The building was evacuated on Friday night after cracks were discovered in the primary support structure. The building’s management said on Monday that the building’s insurance policy for temporary accommodation has been rejected and told residents to go to the Salvation Army to seek financial hardship assistance.

Residents were also told they are responsible for the costs for the structural repairs because it was built in 2008 and the warranty in New South Wales only covers defects for up to six years after the completion.

This incident comes six months after residents were evacuated from the Opal Tower were many apartments remain empty. A subsequent review recommended an overhaul of the industry, however the government has yet to act.

NSW Premier Gladys Berejiklian said it was a complex issue and should not be rushed.

Berejiklian said a Building Commissioner would be appointed by the end of the year. Advocates have reaffirmed the calls for an overhaul of the building sector.

“Consumers have nowhere to go in these sorts of situations, there’s nobody for them to sue, there’s nowhere for them to turn,” the Owners Corporation Network’s spokeperson Stephen Goddard told the ABC.

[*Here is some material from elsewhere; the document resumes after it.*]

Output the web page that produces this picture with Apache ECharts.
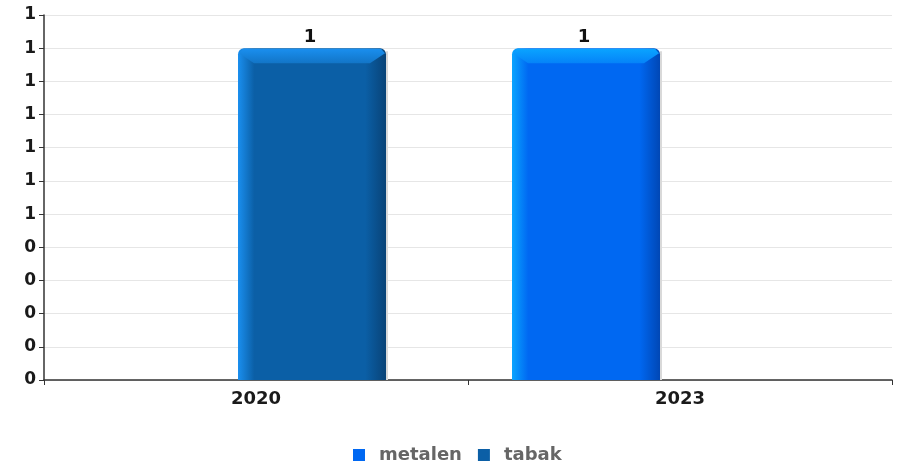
<!DOCTYPE html>
<html>
<head>
<meta charset="utf-8">
<script src="https://cdn.jsdelivr.net/npm/echarts@6/dist/echarts.min.js"></script>
<style>
  html, body { margin: 0; padding: 0; background: #fff; }
  #chart { width: 901px; height: 466px; }
</style>
</head>
<body>
<div id="chart"></div>
<script>
// Categories and values per series (null = no bar)
const categories = ['2020', '2023'];
const metalen = [null, 1];
const tabak = [1, null];
const yTicks = { min: 0, max: 1.1, step: 0.1 };

const FONT = 'DejaVu Sans';

// Shading per series: bright left edge, flat body, dark right edge
const palette = {
  metalen: { light: '#0aa4ff', body: '#0068f2', dark: '#0047b5' },
  tabak:   { light: '#1a8fef', body: '#0b5fa6', dark: '#094377' }
};

// Slot of each series inside a category band (fraction of band width)
const slots = {
  metalen: { start: 44 / 424, width: 148 / 424 },
  tabak:   { start: 194 / 424, width: 148 / 424 }
};

function toData(values) {
  const out = [];
  values.forEach((v, i) => { if (v !== null && v !== undefined) out.push([i, v]); });
  return out;
}

function makeRenderer(name) {
  const c = palette[name];
  const slot = slots[name];
  return function (params, api) {
    const cat = api.value(0);
    const val = api.value(1);
    const base = api.coord([cat, 0]);
    const top = api.coord([cat, val]);
    const band = api.size([1, 0])[0];
    const x0 = base[0] - band / 2 + band * slot.start;
    const w = band * slot.width;
    const y0 = top[1];
    const h = base[1] - y0;
    const bev = Math.min(15, h / 2);
    return {
      type: 'group',
      children: [
        {
          type: 'rect',
          shape: { x: x0 + w, y: y0 + 3, width: 2, height: h - 3 },
          style: { fill: '#d9d9d9' }
        },
        {
          type: 'rect',
          shape: { x: x0, y: y0, width: w, height: h, r: [6, 6, 0, 0] },
          style: {
            fill: new echarts.graphic.LinearGradient(0, 0, 1, 0, [
              { offset: 0, color: c.light },
              { offset: 0.11, color: c.body },
              { offset: 0.86, color: c.body },
              { offset: 1, color: c.dark }
            ])
          }
        },
        {
          type: 'polygon',
          shape: {
            points: [
              [x0 + 1, y0 + 5], [x0 + 5, y0 + 0.5], [x0 + w - 5, y0 + 0.5], [x0 + w - 1, y0 + 5],
              [x0 + w - 16, y0 + bev], [x0 + 16, y0 + bev]
            ]
          },
          style: {
            fill: new echarts.graphic.LinearGradient(0, 0, 0, 1, [
              { offset: 0, color: c.light },
              { offset: 1, color: echarts.color.lerp(0.55, [c.light, c.body]) }
            ])
          }
        },
        {
          type: 'text',
          style: {
            text: String(val),
            x: x0 + w / 2 - 2,
            y: y0 - 2,
            textAlign: 'center',
            textVerticalAlign: 'bottom',
            font: 'bold 18px "' + FONT + '"',
            fill: '#111'
          }
        }
      ]
    };
  };
}

const chart = echarts.init(document.getElementById('chart'), null, { renderer: 'canvas' });

chart.setOption({
  animation: false,
  backgroundColor: '#fff',
  grid: { left: 44, right: 9, top: 15, bottom: 86, containLabel: false },
  legend: {
    data: ['metalen', 'tabak'],
    top: 441,
    left: 348,
    icon: 'rect',
    itemWidth: 12,
    itemHeight: 12,
    itemGap: 16,
    textStyle: {
      fontFamily: FONT, fontWeight: 'bold', fontSize: 18, color: '#666',
      padding: [0, 0, 0, 9]
    }
  },
  xAxis: {
    type: 'category',
    data: categories,
    axisLine: { lineStyle: { color: '#333', width: 1.5 } },
    axisTick: { show: true, length: 5, lineStyle: { color: '#333' } },
    axisLabel: { fontFamily: FONT, fontWeight: 'bold', fontSize: 18, color: '#1a1a1a', margin: 10 },
    splitLine: { show: false }
  },
  yAxis: {
    type: 'value',
    min: yTicks.min,
    max: yTicks.max,
    interval: yTicks.step,
    axisLine: { show: true, lineStyle: { color: '#333', width: 1.5 } },
    axisTick: { show: true, length: 5, lineStyle: { color: '#333' } },
    axisLabel: {
      fontFamily: FONT, fontWeight: 'bold', fontSize: 17, color: '#1a1a1a', margin: 8,
      formatter: v => String(Math.round(v))
    },
    splitLine: { show: true, lineStyle: { color: '#e6e6e6', width: 1 } }
  },
  series: [
    {
      name: 'metalen',
      type: 'custom',
      itemStyle: { color: palette.metalen.body },
      renderItem: makeRenderer('metalen'),
      encode: { x: 0, y: 1 },
      data: toData(metalen)
    },
    {
      name: 'tabak',
      type: 'custom',
      itemStyle: { color: palette.tabak.body },
      renderItem: makeRenderer('tabak'),
      encode: { x: 0, y: 1 },
      data: toData(tabak)
    }
  ]
});
</script>
</body>
</html>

“Anybody looking to purchase in a building less than 10 years of age is foolish because the defects will not have yet surfaced.

“People have more consumer protection buying a fridge than a million-dollar apartment,” he added.

Goddard warned prospective buyers against buying off the plan, adding that buyers cannot assume buildings have been built to code.

“We’re now seeing owners confronted with the possibility that their investment … may be lower than their outstanding mortgage,” he said.

Builders Collective of Australia president Phil Dwyer, who previously called for a Royal Commission, said the industry needs an overhaul.

“It is just disgraceful what we have done to those residents, throwing them out on the street without any support, let alone what we have done to their building’s value.

“It is a 20-year system that is not acceptable for modern Australia. We need to clean the slate, throw out everything because the regulators, or so-called regulators, have done nothing about making sure that we have a compliant industry and they haven’t enforced regulation,” he added.

“In fact, the regulators have delegated their responsibility to insurers and sat back for 17 years.

“We have had an industry that has been able to do what it likes, because there has no proactive enforcement of regulations,” Dwyer said. “We’ve had 70 plus enquiries into building industry, and everyone of them has made recommendations that have never been to adopted,”

The Australian Institute of Building Surveyors, Engineers Association and Owners Corporation Network yesterday backed the calls for a royal commission.